> THE PROBLEM: Beginning with the first line below, please repeat the material exactly, ending with the line that includes "const yTicks = [0, 0.02, 0.04, 0.06, 0.08, 0.1, 0.12, 0.14];".

— start COLLECTED DATA —

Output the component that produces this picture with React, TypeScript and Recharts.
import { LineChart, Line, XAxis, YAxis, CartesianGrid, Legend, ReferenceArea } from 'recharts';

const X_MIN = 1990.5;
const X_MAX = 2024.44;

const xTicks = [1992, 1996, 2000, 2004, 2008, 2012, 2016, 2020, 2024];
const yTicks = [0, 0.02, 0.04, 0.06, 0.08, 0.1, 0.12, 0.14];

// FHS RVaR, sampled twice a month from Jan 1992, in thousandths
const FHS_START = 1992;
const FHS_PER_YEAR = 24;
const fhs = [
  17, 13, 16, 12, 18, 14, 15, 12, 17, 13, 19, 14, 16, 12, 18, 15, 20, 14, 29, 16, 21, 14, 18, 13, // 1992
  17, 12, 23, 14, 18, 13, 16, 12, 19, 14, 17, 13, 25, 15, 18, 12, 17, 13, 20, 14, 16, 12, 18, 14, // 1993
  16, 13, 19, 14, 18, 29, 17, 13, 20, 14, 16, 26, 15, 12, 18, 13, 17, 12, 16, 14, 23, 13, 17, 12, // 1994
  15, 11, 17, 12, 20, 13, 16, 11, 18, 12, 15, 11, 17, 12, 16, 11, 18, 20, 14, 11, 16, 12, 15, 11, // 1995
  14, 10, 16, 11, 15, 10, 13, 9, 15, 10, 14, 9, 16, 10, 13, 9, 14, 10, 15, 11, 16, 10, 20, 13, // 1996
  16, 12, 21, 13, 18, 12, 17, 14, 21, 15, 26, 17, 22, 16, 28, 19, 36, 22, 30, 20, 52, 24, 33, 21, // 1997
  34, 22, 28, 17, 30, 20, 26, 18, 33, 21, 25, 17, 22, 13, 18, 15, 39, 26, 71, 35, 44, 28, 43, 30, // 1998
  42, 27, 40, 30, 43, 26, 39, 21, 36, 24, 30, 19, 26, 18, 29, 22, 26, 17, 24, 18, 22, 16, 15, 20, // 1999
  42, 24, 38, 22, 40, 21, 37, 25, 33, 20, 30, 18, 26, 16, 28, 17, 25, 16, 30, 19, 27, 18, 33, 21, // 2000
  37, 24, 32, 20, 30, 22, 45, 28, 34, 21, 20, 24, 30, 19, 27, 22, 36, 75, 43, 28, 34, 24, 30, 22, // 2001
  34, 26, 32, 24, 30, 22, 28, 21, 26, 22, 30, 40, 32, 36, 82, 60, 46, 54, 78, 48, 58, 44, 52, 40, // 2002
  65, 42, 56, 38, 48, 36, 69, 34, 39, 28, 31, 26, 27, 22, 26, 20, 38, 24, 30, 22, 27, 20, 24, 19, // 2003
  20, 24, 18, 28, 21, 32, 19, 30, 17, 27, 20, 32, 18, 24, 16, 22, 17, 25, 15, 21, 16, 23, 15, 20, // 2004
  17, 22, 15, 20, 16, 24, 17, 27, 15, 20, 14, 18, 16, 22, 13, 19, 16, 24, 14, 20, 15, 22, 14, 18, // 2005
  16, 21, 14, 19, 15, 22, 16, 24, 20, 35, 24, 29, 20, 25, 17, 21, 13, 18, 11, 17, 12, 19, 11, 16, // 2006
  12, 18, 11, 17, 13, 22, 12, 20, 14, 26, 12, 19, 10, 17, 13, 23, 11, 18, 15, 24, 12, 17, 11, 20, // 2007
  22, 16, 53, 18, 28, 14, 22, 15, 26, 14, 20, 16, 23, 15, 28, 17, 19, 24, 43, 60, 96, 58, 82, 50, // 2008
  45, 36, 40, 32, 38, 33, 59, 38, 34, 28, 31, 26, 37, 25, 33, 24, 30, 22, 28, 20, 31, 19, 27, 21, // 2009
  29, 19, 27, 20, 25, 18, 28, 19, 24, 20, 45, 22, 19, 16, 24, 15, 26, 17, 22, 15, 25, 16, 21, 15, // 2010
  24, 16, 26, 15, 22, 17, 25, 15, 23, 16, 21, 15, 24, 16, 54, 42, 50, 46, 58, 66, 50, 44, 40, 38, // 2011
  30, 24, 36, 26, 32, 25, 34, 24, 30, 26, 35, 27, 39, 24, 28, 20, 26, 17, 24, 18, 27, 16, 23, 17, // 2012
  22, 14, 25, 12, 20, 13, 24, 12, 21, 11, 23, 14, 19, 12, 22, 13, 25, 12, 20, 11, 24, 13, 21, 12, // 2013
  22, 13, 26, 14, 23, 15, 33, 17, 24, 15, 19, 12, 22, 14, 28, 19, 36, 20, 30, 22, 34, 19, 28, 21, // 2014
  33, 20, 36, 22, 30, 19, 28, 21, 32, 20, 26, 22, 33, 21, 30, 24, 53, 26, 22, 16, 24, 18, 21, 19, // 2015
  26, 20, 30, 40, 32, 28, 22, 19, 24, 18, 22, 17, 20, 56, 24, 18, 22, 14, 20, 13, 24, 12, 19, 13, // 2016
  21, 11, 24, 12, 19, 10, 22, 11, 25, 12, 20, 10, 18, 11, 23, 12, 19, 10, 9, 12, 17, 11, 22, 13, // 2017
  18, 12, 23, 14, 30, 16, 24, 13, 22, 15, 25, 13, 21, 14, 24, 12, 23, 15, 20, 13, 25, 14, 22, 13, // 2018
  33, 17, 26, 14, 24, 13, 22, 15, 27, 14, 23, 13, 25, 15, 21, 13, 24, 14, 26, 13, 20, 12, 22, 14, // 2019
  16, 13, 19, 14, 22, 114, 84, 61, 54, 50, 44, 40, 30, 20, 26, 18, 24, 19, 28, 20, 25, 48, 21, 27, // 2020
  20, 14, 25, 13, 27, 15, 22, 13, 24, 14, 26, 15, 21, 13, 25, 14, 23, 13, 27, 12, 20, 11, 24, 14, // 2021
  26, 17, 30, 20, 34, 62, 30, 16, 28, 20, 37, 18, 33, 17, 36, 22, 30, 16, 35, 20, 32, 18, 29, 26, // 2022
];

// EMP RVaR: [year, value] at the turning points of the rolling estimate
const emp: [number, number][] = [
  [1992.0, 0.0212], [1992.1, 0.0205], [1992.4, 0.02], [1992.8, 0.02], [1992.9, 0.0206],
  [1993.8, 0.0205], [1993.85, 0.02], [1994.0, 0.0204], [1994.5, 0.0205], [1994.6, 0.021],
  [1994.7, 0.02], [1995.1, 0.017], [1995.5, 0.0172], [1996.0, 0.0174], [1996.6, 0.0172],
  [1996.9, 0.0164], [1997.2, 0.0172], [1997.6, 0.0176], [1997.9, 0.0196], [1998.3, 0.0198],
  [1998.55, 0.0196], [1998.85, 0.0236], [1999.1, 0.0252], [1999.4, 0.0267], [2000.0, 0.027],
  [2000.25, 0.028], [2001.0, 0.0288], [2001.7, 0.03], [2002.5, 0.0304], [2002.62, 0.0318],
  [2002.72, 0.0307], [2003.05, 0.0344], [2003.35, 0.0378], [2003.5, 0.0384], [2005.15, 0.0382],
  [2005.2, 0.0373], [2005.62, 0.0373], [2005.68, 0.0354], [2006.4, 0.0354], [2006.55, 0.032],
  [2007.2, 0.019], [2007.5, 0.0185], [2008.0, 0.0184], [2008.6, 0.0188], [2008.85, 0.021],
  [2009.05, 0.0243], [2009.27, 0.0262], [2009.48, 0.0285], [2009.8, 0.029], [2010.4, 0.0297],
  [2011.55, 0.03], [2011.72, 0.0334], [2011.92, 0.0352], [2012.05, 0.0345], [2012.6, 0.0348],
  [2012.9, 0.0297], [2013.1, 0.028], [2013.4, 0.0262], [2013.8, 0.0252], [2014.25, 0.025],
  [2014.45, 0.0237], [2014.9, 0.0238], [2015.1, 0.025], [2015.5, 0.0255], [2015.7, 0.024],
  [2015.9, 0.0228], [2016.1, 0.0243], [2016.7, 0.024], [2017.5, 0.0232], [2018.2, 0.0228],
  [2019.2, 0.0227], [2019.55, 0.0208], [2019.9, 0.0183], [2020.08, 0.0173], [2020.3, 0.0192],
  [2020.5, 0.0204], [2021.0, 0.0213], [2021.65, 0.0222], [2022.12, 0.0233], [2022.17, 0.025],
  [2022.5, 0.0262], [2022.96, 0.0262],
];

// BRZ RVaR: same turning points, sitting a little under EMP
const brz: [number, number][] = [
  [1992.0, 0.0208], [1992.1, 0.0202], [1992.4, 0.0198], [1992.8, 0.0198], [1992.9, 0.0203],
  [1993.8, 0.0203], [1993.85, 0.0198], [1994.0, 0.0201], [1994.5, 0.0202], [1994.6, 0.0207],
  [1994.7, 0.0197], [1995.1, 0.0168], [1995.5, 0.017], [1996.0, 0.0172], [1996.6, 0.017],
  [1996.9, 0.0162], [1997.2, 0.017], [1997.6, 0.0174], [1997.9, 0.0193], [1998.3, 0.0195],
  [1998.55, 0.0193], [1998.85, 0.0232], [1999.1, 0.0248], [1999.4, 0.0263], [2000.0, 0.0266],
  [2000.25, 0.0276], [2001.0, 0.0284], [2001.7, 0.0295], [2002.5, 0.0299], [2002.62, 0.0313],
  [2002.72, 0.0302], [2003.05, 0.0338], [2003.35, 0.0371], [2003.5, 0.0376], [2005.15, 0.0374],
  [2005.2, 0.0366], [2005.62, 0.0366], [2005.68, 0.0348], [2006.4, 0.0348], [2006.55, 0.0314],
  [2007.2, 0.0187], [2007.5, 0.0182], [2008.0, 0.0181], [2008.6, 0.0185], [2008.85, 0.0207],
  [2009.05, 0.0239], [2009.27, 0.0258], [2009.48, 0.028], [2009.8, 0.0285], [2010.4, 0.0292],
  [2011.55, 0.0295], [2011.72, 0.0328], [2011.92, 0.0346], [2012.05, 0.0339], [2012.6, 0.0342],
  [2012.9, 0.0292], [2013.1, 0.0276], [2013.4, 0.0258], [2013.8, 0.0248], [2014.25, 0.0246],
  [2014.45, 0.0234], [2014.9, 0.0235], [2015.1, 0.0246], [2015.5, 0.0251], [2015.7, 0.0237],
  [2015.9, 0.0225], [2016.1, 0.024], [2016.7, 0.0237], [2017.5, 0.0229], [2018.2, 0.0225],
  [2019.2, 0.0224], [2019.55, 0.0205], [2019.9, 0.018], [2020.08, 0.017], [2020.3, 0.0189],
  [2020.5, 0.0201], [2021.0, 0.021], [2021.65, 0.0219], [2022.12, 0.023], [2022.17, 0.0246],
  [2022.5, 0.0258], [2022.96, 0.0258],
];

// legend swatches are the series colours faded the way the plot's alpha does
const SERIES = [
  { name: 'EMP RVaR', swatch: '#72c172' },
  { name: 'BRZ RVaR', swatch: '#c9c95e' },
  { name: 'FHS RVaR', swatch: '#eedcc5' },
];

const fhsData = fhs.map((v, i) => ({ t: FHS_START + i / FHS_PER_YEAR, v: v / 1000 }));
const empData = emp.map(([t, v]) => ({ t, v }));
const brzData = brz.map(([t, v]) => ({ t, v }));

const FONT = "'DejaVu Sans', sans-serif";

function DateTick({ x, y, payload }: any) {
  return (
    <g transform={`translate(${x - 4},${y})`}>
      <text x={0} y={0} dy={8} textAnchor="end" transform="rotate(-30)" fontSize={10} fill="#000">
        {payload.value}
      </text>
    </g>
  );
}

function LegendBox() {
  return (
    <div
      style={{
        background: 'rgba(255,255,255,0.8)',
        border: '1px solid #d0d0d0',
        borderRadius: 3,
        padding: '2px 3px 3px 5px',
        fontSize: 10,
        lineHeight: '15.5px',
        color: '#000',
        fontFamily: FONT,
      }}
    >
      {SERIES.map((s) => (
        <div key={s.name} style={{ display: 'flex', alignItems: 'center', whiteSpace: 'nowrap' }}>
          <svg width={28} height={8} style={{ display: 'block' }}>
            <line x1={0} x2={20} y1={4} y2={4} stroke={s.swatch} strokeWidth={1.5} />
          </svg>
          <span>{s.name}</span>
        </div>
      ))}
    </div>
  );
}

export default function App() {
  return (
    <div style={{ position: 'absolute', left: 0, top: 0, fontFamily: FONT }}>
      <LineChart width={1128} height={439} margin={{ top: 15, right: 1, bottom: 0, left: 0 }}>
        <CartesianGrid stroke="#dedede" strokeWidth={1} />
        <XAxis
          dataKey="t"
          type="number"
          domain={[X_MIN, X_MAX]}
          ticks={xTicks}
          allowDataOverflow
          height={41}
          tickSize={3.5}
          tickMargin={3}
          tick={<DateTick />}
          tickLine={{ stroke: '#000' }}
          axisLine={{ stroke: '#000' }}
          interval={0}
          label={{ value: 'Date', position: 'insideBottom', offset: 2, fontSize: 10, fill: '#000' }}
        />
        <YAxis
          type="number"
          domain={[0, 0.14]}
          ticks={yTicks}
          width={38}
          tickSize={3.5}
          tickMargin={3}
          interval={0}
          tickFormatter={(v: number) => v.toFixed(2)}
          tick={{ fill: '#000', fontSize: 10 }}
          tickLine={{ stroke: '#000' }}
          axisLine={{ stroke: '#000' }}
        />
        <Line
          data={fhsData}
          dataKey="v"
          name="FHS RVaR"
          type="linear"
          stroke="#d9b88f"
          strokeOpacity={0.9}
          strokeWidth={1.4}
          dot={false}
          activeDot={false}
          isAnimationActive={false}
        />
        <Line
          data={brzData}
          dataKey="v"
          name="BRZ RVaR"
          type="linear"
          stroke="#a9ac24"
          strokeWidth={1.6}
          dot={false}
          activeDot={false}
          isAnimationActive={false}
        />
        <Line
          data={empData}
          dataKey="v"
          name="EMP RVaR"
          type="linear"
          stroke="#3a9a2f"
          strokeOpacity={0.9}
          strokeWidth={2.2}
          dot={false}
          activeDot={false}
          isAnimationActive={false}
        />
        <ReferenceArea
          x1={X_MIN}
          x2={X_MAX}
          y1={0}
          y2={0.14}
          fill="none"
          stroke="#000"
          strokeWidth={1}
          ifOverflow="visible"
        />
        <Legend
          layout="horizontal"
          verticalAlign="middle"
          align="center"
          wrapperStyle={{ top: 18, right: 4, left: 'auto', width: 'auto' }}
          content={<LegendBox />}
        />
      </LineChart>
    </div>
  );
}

— end COLLECTED DATA —

> SOLUTION TO THIS PROBLEM:
Output the component that produces this picture with React, TypeScript and Recharts.
import { LineChart, Line, XAxis, YAxis, CartesianGrid, Legend, ReferenceArea } from 'recharts';

const X_MIN = 1990.5;
const X_MAX = 2024.44;

const xTicks = [1992, 1996, 2000, 2004, 2008, 2012, 2016, 2020, 2024];
const yTicks = [0, 0.02, 0.04, 0.06, 0.08, 0.1, 0.12, 0.14];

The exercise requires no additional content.